The use of plasma-enhanced ALD (PE-ALD) is known to enhance nucleation due to the surface-activating effect of plasma and can be expected to significantly reduce subsurface diffusion, enabling the surface-limited deposition of thin conformal coatings. However, plasma can also have detrimental effects on polymeric substrates, such as polymer degradation or etching.
Our work contributes to a deeper understanding of how oxygen plasma applied during PE-ALD affects film formation and initial growth of ZnO on polymer substrates. In-situ spectroscopic ellipsometry was used as the main technique to monitor the PE-ALD growth of ZnO on selected polymer thin films. To better understand how the chemical structure of the polymer influences plasma-substrate interactions and the ZnO thin film formation, both crosslinked and linear polymers exhibiting varying degrees of reactivity with the ALD precursor were studied.
Our results show that while the plasma efficiently activates the polymer surface to enable rapid ZnO nucleation, it also causes significant substrate etching with etching rates of up to 8 nm/10 s plasma pulse at 100 W plasma power. As a consequence, ZnO film formation on the polymers is a superposition of two competing processes: plasma etching of the polymer substrate and ALD growth of ZnO. During the initial stage of deposition, polymer etching dominates until, at a certain point, ZnO growth takes over and the regime of normal ALD growth behavior is entered. The strength of etching was found to be proportional to the applied plasma power and strongly depends on the type of polymer. Despite the initial etching, the resulting thin films (20-50 nm thick) exhibit sharp interfaces and a quality, in terms of surface roughness, crystallinity and ZnO density, comparable to those of ZnO deposited on silicon.

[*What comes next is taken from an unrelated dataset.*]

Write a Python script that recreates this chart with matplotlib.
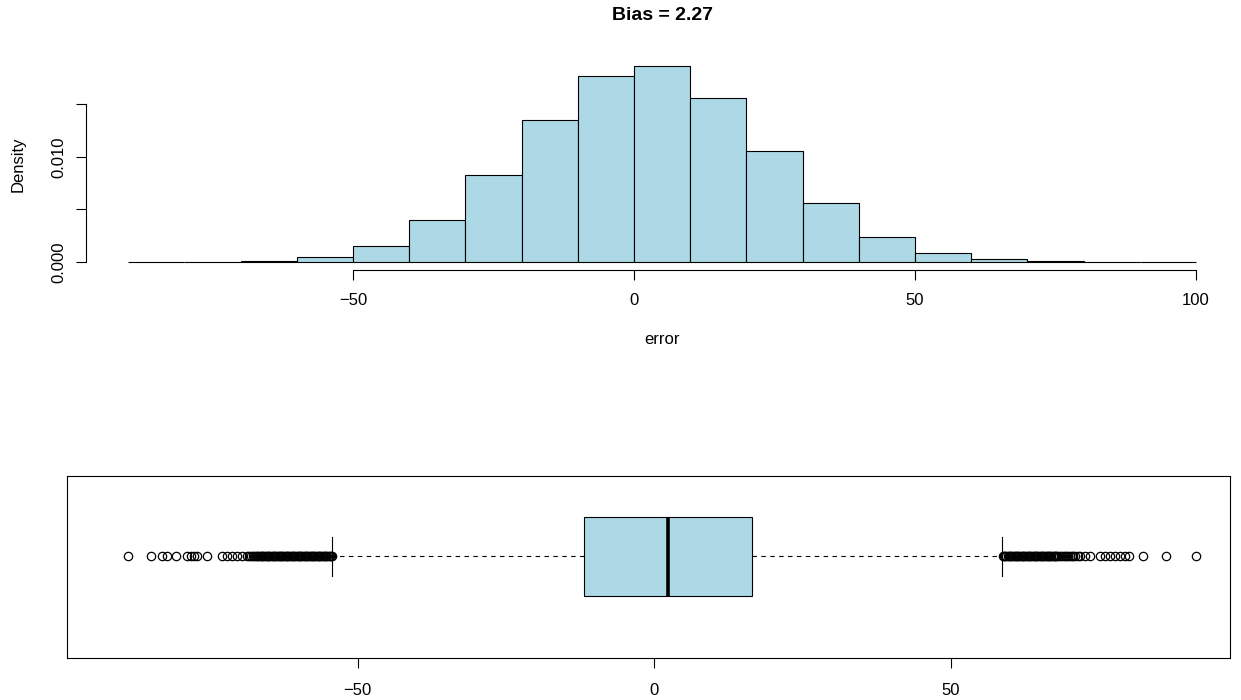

A closer examination of the first 25 PE-ALD cycles showed that, on the nanometer scale, the simultaneous etching of the polymer and ZnO nucleation leads to a certain degree of intermixing at the interfaces, the extent of which depends on the type of polymer. It was also revealed that, during the first few cycles, no stochiometric ZnO is yet formed but instead Zinc is found to be bonded to hydroxyl groups and presumably oxygen-carbon species from the polymer, forming hybrid bonds. This points to a strong interaction between the polymer substrate and the forming ZnO, which can be expected to result in good film adhesion, a property that is critical in all applications involving mechanical stress and strain.